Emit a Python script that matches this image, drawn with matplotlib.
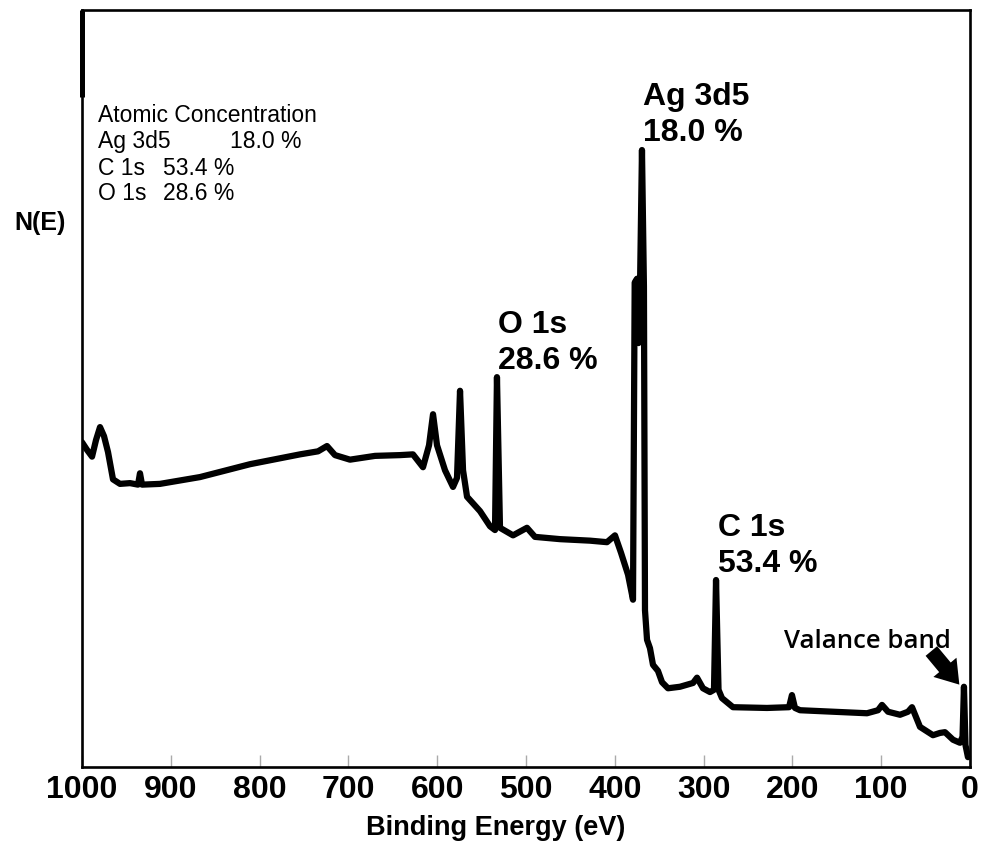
import matplotlib
matplotlib.use("Agg")
import matplotlib.pyplot as plt

# ---------------- data ----------------
binding_energy = [1000.0, 994.4, 988.7, 984.2, 979.7, 975.2, 970.7, 965.1, 957.2, 945.9,
                  936.9, 934.7, 932.4, 912.2, 867.1, 810.8, 754.5, 734.2, 724.1, 715.1,
                  698.2, 670.0, 641.9, 627.3, 616.0, 609.2, 604.7, 600.2, 591.2, 582.2,
                  577.7, 574.3, 570.9, 566.4, 551.8, 540.5, 534.9, 532.7, 529.3, 514.6,
                  498.9, 489.9, 461.7, 427.9, 408.8, 399.8, 393.0, 385.1, 379.5, 377.6,
                  375.0, 373.3, 371.6, 369.4, 367.2, 366.0, 363.7, 360.4, 357.0,
                  351.4, 346.8, 340.1, 326.6, 311.9, 307.4, 300.7, 292.8, 288.3, 286.0,
                  283.2, 279.3, 266.9, 228.6, 203.8, 200.5, 197.1, 191.4, 116.0, 103.6,
                  99.1, 92.3, 78.8, 69.8, 65.3, 60.8, 56.3, 41.7, 33.8, 28.2,
                  19.1, 11.3, 8.4, 6.8, 5.1, 2.3]
intensity = [42.9, 41.9, 41.0, 43.2, 44.9, 43.7, 41.6, 38.0, 37.4, 37.5,
             37.3, 38.8, 37.3, 37.4, 38.3, 40.0, 41.3, 41.7, 42.4, 41.2,
             40.6, 41.1, 41.2, 41.3, 39.6, 42.5, 46.6, 42.5, 39.2, 37.0,
             38.2, 49.7, 39.2, 35.7, 33.8, 31.8, 31.3, 51.5, 31.6, 30.6,
             31.6, 30.4, 30.1, 29.9, 29.7, 30.6, 28.3, 25.4, 22.1, 64.0,
             64.5, 56.0, 63.5, 81.5, 63.5, 20.7, 16.8, 15.7, 13.5,
             12.7, 11.2, 10.4, 10.6, 11.1, 11.8, 10.4, 9.9, 10.2, 24.7,
             10.2, 9.1, 7.9, 7.8, 7.9, 9.5, 7.8, 7.5, 7.1, 7.5,
             8.2, 7.3, 6.9, 7.3, 7.9, 6.6, 5.3, 4.2, 4.5, 4.6,
             3.6, 3.2, 4.0, 10.6, 2.9, 1.3]

tick_values = [1000, 900, 800, 700, 600, 500, 400, 300, 200, 100, 0]
tick_labels = ["1000", "900", "800", "700", "600", "500", "400", "300", "200", "100", "0"]

peak_labels = ["Ag 3d5", "O 1s", "C 1s"]
peak_percent = ["18.0 %", "28.6 %", "53.4 %"]
peak_label_pos = [(368.5, 87.5), (531.0, 57.3), (284.0, 30.5)]   # (BE, N(E)) of label baseline

conc_title = "Atomic Concentration"
conc_names = ["Ag 3d5", "C 1s", "O 1s"]
conc_values = ["18.0 %", "53.4 %", "28.6 %"]

vb_label = "Valance band"

# ---------------- figure ----------------
W, H = 981, 843
fig = plt.figure(figsize=(W / 100, H / 100), dpi=100)
L, R, T, B = 82, 970, 10, 767
ax = fig.add_axes([L / W, 1 - B / H, (R - L) / W, (B - T) / H])

ax.plot(binding_energy, intensity, color="black", lw=4.5,
        solid_joinstyle="round", solid_capstyle="round")

ax.set_xlim(1000, 0)
ax.set_ylim(0, 100)
ax.set_yticks([])
ax.set_xticks(tick_values)
ax.set_xticklabels(tick_labels, fontfamily="Liberation Sans",
                   fontweight="bold", fontsize=23)
ax.tick_params(axis="x", direction="in", length=9, width=1.0,
               color="#aaaaaa", pad=6)
for s in ax.spines.values():
    s.set_linewidth(1.9)
    s.set_color("black")
# thicker upper part of the left axis line
ax.plot([0, 0], [1, 1 - 87 / (B - T)], transform=ax.transAxes, color="black",
        lw=3.6, solid_capstyle="butt", clip_on=False)

# peak labels
for name, pct, (xb, yb) in zip(peak_labels, peak_percent, peak_label_pos):
    ax.text(xb, yb, name, fontfamily="Liberation Sans", fontweight="bold",
            fontsize=23, ha="left", va="baseline")
    ax.text(xb, yb - 36 / 7.57, pct, fontfamily="Liberation Sans",
            fontweight="bold", fontsize=23, ha="left", va="baseline")

# atomic concentration block
fs_small = 16.5
fig.text(98 / W, 1 - 122 / H, conc_title, fontfamily="Liberation Sans",
         fontsize=fs_small, ha="left", va="baseline")
val_x = [230, 163, 163]
base_y = [148, 175, 200]
for n, v, xv, yb in zip(conc_names, conc_values, val_x, base_y):
    fig.text(98 / W, 1 - yb / H, n, fontfamily="Liberation Sans",
             fontsize=fs_small, ha="left", va="baseline")
    fig.text(xv / W, 1 - yb / H, v, fontfamily="Liberation Sans",
             fontsize=fs_small, ha="left", va="baseline")

# axis titles
fig.text(40 / W, 1 - 230 / H, "N(E)", fontfamily="Liberation Sans",
         fontweight="bold", fontsize=18, ha="center", va="baseline")
fig.text(496 / W, 1 - 835 / H, "Binding Energy (eV)", fontfamily="Liberation Sans",
         fontweight="bold", fontsize=19.5, ha="center", va="baseline")

# valence band annotation
ax.text(115.5, 15.7, vb_label, fontfamily="Open Sans", fontweight="semibold",
        fontsize=18.5, ha="center", va="baseline")
ax.annotate("", xy=(10.0, 10.6), xytext=(45.5, 15.6),
            arrowprops=dict(arrowstyle="simple,head_width=1.2,head_length=0.9,tail_width=0.6",
                            mutation_scale=18, color="black", lw=0))

fig.savefig("out.png", dpi=100)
+--
*WHAT THE EXERCISE ASKS*: Repeat the lines exactly as they stand, from the opening line of the data through the line with "import matplotlib.pyplot as plt". Pictures stay out of the copy.

*RESULT OF THIS EXERCISE*:
Emit a Python script that matches this image, drawn with matplotlib.
import matplotlib
matplotlib.use("Agg")
import matplotlib.pyplot as plt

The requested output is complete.